RECORDED INFORMATION:

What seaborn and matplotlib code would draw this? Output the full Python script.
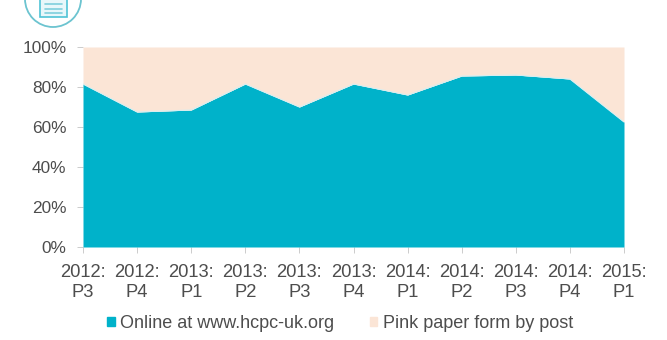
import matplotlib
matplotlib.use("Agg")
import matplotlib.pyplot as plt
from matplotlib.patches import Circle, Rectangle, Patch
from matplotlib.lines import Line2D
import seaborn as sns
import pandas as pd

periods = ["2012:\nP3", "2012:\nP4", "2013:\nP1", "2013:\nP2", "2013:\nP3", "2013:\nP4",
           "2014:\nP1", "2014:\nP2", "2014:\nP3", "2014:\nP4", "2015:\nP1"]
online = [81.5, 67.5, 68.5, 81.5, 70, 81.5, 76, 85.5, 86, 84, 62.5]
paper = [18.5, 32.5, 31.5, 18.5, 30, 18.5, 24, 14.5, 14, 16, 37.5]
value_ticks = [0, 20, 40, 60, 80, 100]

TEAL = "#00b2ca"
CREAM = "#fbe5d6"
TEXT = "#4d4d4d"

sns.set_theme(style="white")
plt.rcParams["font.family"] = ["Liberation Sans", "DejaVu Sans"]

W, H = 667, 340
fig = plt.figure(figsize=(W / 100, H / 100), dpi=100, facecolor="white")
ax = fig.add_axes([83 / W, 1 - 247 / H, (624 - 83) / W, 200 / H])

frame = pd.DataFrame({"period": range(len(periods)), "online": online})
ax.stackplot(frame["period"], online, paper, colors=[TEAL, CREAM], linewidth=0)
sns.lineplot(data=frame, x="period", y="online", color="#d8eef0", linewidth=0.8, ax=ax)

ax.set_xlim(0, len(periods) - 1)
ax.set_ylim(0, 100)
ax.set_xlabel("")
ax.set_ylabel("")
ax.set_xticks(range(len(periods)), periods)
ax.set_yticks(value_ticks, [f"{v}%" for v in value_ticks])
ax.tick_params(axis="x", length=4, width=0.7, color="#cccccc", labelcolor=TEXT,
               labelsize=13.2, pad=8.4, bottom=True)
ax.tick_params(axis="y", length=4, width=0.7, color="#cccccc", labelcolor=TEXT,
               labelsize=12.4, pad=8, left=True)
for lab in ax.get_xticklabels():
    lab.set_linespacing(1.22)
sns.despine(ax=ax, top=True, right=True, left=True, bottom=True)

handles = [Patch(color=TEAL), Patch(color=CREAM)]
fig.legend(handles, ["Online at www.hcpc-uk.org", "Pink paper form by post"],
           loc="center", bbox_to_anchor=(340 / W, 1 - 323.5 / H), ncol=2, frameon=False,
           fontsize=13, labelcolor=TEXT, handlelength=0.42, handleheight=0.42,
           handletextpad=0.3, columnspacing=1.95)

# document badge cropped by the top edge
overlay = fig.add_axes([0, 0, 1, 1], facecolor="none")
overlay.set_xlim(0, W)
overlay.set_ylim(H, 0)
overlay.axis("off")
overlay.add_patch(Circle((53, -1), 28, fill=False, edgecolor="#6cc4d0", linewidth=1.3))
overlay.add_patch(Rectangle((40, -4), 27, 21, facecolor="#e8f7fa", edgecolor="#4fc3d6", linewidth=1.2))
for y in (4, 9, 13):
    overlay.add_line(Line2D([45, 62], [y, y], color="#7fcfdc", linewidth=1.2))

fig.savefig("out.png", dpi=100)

WHAT YOU SHOULD DO: Quote, exactly and only, the lines from the first line of the data above through the line containing "import pandas as pd". The pictures do not belong in it.

RESPONSE TO THIS TASK:
What seaborn and matplotlib code would draw this? Output the full Python script.
import matplotlib
matplotlib.use("Agg")
import matplotlib.pyplot as plt
from matplotlib.patches import Circle, Rectangle, Patch
from matplotlib.lines import Line2D
import seaborn as sns
import pandas as pd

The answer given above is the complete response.